### [Required task]
Begin with the line that contains "Write a component" and continue down through the line that contains "const redYErr: number[]"; reproduce those lines exactly and only those.

⟨

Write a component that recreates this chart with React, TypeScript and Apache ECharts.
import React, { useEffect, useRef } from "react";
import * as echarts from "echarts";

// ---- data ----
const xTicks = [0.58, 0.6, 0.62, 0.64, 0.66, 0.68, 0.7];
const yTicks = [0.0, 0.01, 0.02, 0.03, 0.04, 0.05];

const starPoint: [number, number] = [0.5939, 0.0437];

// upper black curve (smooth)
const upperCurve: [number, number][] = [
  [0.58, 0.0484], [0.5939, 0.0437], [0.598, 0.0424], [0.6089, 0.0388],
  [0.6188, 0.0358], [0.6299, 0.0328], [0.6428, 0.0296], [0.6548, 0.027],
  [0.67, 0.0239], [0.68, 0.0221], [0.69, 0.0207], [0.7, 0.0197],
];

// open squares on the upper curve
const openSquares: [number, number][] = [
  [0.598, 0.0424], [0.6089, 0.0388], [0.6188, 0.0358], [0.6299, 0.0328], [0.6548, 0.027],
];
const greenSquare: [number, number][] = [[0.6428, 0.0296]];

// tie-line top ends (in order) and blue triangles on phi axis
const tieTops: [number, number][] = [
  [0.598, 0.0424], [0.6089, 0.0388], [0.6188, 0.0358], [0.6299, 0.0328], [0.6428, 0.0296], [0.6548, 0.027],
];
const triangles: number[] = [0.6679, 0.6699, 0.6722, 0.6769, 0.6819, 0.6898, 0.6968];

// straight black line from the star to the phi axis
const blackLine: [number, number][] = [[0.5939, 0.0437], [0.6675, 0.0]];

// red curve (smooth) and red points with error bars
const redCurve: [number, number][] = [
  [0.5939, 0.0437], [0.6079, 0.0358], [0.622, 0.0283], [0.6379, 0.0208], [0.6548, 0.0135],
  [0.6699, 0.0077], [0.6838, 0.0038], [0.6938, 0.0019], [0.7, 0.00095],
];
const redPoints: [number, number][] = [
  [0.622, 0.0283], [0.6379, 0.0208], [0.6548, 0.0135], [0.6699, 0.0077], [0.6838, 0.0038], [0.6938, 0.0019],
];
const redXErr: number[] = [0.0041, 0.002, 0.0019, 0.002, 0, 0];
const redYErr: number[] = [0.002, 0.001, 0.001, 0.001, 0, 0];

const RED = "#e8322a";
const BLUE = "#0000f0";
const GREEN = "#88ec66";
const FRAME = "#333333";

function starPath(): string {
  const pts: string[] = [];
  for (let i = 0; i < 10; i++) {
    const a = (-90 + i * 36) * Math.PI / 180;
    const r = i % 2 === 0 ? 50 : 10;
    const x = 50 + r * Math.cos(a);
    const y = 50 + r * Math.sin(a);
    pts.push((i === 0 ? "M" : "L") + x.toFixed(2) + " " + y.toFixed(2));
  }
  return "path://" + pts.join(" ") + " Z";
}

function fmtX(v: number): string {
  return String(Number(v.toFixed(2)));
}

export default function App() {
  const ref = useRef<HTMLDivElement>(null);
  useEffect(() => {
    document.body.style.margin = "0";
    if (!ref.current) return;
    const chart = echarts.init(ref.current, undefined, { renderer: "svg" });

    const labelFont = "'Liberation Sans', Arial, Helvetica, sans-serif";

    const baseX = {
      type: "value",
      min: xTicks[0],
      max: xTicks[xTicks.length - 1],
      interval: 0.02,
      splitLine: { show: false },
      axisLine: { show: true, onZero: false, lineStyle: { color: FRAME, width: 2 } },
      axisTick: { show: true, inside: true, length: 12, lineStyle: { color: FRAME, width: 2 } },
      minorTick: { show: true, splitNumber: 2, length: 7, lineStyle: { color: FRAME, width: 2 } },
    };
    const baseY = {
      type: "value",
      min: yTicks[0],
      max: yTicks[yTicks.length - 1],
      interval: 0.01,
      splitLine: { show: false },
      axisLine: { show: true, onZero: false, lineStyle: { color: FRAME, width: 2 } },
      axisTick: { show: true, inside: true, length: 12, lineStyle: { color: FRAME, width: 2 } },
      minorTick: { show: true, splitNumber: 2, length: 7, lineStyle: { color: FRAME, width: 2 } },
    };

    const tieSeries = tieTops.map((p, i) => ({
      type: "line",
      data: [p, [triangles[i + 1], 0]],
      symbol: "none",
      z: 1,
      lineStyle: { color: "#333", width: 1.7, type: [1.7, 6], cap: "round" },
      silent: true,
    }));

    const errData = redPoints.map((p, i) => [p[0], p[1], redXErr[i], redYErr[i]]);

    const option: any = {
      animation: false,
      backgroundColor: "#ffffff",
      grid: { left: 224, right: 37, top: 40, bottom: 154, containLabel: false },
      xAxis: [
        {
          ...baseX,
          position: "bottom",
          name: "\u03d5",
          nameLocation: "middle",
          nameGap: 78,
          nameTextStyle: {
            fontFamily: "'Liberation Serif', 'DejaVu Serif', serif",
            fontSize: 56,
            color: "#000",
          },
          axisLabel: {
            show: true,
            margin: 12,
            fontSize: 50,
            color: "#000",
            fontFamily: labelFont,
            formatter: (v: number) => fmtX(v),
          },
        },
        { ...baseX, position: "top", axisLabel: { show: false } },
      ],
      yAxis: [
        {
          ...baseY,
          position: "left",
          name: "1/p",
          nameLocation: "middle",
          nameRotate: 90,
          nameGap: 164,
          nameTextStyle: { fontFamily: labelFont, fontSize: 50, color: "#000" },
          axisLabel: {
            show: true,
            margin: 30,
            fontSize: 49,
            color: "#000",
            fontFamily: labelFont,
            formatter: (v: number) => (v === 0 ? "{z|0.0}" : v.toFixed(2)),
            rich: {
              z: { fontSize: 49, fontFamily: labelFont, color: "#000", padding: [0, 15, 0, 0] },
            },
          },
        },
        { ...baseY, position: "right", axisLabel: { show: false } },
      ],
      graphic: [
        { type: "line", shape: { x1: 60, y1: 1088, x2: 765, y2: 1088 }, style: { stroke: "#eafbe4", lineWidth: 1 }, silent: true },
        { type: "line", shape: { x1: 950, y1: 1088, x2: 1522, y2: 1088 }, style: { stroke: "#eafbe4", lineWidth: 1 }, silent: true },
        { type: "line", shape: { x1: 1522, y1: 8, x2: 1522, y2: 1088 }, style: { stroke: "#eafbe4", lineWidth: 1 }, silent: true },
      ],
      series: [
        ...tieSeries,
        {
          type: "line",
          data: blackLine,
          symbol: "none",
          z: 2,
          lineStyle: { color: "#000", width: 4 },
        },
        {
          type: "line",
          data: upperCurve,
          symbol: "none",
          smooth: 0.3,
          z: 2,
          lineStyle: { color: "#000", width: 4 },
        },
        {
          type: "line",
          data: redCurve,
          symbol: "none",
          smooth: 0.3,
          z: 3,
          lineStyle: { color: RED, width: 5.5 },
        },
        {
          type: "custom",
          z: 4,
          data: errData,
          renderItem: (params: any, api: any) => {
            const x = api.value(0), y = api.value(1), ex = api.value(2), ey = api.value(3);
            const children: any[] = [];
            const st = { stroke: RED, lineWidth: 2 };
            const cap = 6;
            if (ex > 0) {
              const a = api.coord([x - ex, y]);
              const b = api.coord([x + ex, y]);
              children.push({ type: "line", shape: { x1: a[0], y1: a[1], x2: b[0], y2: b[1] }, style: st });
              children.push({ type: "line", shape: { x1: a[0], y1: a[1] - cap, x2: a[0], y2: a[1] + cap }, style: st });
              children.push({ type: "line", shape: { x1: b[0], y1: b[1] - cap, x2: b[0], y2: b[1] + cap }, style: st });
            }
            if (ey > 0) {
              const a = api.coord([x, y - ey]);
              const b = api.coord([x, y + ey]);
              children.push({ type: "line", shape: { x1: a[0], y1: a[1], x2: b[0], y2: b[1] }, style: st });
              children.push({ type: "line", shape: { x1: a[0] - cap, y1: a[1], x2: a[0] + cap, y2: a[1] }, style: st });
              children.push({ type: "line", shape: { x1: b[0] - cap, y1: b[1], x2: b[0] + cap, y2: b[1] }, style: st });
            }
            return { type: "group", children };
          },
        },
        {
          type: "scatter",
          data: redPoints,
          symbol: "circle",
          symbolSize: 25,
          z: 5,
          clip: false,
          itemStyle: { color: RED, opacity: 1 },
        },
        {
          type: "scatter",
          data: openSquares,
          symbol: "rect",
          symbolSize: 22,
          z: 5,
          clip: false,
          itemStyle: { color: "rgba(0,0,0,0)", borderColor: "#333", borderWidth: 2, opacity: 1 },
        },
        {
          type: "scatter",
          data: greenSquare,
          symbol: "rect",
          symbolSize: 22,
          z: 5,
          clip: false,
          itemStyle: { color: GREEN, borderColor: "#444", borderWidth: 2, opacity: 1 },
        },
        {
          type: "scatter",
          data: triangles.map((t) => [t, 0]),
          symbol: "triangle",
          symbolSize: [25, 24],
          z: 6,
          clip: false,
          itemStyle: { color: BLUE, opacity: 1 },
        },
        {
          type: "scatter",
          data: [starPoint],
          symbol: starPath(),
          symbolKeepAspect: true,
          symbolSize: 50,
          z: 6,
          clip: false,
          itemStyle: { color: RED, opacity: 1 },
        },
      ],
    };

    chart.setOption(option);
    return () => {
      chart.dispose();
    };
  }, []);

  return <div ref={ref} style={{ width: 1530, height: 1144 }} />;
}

⟩
⟨

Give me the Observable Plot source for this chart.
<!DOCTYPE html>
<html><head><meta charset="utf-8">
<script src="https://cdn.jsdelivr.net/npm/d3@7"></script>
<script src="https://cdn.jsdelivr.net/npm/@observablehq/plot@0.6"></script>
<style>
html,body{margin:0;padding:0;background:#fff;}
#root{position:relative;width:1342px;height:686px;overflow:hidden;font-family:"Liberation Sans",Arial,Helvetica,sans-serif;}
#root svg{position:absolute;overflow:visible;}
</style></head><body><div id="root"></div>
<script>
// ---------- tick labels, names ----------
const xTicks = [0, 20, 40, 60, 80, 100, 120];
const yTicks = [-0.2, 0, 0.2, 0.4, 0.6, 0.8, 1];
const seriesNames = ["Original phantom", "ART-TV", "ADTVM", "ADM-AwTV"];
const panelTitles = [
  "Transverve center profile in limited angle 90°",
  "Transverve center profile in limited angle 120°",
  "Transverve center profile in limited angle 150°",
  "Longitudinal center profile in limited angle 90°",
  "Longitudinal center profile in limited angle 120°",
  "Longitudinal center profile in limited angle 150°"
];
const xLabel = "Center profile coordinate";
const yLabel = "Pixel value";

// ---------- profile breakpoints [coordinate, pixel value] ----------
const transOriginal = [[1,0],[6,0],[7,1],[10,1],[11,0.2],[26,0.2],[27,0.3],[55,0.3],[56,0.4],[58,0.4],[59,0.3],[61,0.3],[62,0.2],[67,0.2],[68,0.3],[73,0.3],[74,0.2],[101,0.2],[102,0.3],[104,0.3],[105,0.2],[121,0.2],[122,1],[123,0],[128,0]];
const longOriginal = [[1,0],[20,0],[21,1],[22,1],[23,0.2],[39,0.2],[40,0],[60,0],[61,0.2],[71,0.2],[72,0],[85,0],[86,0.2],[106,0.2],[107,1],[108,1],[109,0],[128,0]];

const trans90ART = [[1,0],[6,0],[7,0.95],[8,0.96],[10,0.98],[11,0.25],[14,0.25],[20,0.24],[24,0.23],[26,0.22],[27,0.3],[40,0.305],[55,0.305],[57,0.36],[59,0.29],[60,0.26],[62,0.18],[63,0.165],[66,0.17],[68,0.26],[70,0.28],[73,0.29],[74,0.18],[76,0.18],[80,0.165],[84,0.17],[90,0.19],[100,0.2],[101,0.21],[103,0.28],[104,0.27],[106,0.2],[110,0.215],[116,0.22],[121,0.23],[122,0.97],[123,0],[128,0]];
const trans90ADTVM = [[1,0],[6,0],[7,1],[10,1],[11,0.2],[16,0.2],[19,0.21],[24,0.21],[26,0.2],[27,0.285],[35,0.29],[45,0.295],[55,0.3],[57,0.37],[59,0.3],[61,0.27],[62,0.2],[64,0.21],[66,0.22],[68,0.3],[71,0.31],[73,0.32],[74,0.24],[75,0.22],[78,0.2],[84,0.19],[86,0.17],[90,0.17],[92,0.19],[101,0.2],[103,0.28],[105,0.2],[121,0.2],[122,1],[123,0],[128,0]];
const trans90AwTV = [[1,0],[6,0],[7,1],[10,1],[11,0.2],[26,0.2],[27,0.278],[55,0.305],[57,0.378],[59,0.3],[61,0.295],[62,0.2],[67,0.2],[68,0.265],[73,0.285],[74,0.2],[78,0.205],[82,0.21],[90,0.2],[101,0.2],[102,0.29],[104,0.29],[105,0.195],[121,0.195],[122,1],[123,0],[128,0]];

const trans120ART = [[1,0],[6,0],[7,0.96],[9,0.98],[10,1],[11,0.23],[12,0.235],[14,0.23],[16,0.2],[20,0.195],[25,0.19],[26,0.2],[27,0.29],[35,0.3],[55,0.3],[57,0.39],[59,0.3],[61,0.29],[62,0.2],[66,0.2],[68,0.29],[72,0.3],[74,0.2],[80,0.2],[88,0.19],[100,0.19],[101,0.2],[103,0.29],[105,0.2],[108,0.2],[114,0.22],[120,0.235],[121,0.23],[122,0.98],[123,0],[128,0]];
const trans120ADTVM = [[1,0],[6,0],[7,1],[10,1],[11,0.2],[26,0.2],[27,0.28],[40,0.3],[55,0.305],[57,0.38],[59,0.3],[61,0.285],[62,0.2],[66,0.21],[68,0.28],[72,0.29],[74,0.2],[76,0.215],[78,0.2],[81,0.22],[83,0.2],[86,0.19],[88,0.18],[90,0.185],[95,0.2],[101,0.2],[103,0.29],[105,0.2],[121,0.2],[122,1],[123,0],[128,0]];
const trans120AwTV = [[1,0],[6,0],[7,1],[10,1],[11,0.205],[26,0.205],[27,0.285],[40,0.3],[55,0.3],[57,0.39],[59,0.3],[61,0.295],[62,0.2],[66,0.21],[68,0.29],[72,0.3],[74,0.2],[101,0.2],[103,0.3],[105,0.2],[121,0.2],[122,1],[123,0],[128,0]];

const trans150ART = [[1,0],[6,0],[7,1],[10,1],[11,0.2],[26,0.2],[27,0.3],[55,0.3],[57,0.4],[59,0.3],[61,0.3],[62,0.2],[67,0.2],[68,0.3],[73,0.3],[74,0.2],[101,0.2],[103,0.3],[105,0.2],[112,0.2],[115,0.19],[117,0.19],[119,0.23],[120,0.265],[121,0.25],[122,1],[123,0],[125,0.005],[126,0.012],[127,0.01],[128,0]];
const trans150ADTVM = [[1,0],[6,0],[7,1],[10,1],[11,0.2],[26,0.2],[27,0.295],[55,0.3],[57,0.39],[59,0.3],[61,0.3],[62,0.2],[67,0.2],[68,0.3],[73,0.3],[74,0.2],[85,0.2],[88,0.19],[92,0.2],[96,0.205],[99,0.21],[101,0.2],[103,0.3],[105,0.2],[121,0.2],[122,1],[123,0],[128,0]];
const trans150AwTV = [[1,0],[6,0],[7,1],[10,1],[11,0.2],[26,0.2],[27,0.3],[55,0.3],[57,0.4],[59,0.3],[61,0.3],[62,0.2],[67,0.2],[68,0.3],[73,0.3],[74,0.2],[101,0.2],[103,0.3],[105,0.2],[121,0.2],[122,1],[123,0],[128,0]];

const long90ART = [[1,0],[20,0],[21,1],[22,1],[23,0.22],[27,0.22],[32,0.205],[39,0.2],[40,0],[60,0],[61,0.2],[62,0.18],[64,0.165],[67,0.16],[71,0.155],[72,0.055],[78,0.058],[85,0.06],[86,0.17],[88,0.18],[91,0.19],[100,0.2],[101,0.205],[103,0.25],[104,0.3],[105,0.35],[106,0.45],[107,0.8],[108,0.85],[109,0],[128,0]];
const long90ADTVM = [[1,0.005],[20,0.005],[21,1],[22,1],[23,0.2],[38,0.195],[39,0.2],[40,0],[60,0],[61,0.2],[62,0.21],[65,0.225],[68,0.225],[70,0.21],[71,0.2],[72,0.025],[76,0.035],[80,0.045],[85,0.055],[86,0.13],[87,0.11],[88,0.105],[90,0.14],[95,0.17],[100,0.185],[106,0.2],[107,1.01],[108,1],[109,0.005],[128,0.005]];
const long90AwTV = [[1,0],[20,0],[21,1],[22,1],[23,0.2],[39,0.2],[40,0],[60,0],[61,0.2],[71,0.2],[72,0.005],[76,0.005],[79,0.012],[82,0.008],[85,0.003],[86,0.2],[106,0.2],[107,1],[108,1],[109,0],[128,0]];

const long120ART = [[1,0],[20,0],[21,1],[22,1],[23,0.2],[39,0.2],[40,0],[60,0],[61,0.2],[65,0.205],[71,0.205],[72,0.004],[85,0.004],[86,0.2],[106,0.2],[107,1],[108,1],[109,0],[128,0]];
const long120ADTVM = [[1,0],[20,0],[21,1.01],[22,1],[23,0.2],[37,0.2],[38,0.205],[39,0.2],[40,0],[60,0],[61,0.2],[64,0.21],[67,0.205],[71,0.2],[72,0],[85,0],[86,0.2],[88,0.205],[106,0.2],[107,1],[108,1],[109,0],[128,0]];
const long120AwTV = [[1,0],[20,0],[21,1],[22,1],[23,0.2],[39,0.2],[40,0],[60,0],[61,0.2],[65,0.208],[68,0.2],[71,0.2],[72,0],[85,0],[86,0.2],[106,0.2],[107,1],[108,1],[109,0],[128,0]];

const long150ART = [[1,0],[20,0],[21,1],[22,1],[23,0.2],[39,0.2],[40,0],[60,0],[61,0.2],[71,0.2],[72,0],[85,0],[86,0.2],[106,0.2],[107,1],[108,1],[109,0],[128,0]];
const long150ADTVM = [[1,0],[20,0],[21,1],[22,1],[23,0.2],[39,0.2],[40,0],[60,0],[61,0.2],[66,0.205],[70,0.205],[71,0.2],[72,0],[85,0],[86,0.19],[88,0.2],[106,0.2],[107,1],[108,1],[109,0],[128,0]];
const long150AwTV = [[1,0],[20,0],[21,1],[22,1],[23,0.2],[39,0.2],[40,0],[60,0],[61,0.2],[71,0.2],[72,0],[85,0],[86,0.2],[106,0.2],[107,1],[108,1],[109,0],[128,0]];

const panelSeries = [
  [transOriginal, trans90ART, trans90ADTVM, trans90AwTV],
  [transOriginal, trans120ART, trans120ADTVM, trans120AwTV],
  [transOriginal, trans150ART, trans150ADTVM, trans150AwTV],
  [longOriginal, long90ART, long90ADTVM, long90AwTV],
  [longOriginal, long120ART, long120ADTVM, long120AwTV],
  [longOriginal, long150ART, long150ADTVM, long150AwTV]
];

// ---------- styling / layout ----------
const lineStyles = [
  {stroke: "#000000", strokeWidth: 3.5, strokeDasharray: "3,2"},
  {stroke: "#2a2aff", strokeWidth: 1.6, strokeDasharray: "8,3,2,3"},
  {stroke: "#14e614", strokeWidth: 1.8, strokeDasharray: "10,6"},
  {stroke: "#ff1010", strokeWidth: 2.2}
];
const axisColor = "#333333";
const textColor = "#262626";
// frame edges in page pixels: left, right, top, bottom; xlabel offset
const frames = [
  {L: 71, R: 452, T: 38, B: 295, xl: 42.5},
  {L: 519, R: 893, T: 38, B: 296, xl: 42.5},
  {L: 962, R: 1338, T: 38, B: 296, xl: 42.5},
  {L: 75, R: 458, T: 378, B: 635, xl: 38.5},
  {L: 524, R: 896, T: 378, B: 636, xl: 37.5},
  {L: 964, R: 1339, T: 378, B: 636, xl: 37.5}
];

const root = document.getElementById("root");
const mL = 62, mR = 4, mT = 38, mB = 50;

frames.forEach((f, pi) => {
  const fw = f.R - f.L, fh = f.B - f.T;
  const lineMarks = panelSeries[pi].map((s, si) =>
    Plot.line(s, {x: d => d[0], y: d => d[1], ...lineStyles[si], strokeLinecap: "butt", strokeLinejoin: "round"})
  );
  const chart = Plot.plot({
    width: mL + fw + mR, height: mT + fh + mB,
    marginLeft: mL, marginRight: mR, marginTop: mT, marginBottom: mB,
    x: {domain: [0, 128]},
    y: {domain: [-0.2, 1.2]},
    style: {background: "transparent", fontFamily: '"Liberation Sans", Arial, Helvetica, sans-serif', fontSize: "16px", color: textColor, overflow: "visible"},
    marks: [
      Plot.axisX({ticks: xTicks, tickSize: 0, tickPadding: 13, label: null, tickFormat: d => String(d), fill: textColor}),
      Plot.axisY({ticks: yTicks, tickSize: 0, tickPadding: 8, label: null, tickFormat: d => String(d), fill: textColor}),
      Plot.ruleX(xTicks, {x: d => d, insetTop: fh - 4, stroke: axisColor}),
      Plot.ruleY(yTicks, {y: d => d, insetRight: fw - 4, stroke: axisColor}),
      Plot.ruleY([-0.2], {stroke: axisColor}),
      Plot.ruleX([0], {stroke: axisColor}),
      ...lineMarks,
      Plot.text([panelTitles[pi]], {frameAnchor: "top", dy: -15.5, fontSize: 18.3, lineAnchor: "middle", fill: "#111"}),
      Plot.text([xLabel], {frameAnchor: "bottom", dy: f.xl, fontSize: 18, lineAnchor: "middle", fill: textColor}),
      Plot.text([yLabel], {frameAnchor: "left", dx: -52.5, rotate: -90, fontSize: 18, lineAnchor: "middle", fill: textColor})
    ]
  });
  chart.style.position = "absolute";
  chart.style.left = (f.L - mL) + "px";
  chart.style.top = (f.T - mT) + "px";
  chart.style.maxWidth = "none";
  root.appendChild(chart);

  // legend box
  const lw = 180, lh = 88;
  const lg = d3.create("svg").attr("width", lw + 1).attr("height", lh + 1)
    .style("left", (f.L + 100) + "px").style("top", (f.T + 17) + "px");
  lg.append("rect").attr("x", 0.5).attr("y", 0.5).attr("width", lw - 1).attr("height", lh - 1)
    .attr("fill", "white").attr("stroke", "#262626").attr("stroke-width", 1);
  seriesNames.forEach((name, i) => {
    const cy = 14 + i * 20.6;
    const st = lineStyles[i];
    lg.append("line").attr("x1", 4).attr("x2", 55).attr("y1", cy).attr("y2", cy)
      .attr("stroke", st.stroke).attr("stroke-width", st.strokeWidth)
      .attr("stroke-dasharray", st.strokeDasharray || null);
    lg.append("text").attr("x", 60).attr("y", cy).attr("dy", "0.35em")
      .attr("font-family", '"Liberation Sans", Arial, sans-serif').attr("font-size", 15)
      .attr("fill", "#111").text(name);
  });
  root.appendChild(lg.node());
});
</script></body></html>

⟩

### [Written reply]
Write a component that recreates this chart with React, TypeScript and Apache ECharts.
import React, { useEffect, useRef } from "react";
import * as echarts from "echarts";

// ---- data ----
const xTicks = [0.58, 0.6, 0.62, 0.64, 0.66, 0.68, 0.7];
const yTicks = [0.0, 0.01, 0.02, 0.03, 0.04, 0.05];

const starPoint: [number, number] = [0.5939, 0.0437];

// upper black curve (smooth)
const upperCurve: [number, number][] = [
  [0.58, 0.0484], [0.5939, 0.0437], [0.598, 0.0424], [0.6089, 0.0388],
  [0.6188, 0.0358], [0.6299, 0.0328], [0.6428, 0.0296], [0.6548, 0.027],
  [0.67, 0.0239], [0.68, 0.0221], [0.69, 0.0207], [0.7, 0.0197],
];

// open squares on the upper curve
const openSquares: [number, number][] = [
  [0.598, 0.0424], [0.6089, 0.0388], [0.6188, 0.0358], [0.6299, 0.0328], [0.6548, 0.027],
];
const greenSquare: [number, number][] = [[0.6428, 0.0296]];

// tie-line top ends (in order) and blue triangles on phi axis
const tieTops: [number, number][] = [
  [0.598, 0.0424], [0.6089, 0.0388], [0.6188, 0.0358], [0.6299, 0.0328], [0.6428, 0.0296], [0.6548, 0.027],
];
const triangles: number[] = [0.6679, 0.6699, 0.6722, 0.6769, 0.6819, 0.6898, 0.6968];

// straight black line from the star to the phi axis
const blackLine: [number, number][] = [[0.5939, 0.0437], [0.6675, 0.0]];

// red curve (smooth) and red points with error bars
const redCurve: [number, number][] = [
  [0.5939, 0.0437], [0.6079, 0.0358], [0.622, 0.0283], [0.6379, 0.0208], [0.6548, 0.0135],
  [0.6699, 0.0077], [0.6838, 0.0038], [0.6938, 0.0019], [0.7, 0.00095],
];
const redPoints: [number, number][] = [
  [0.622, 0.0283], [0.6379, 0.0208], [0.6548, 0.0135], [0.6699, 0.0077], [0.6838, 0.0038], [0.6938, 0.0019],
];
const redXErr: number[] = [0.0041, 0.002, 0.0019, 0.002, 0, 0];
const redYErr: number[] = [0.002, 0.001, 0.001, 0.001, 0, 0];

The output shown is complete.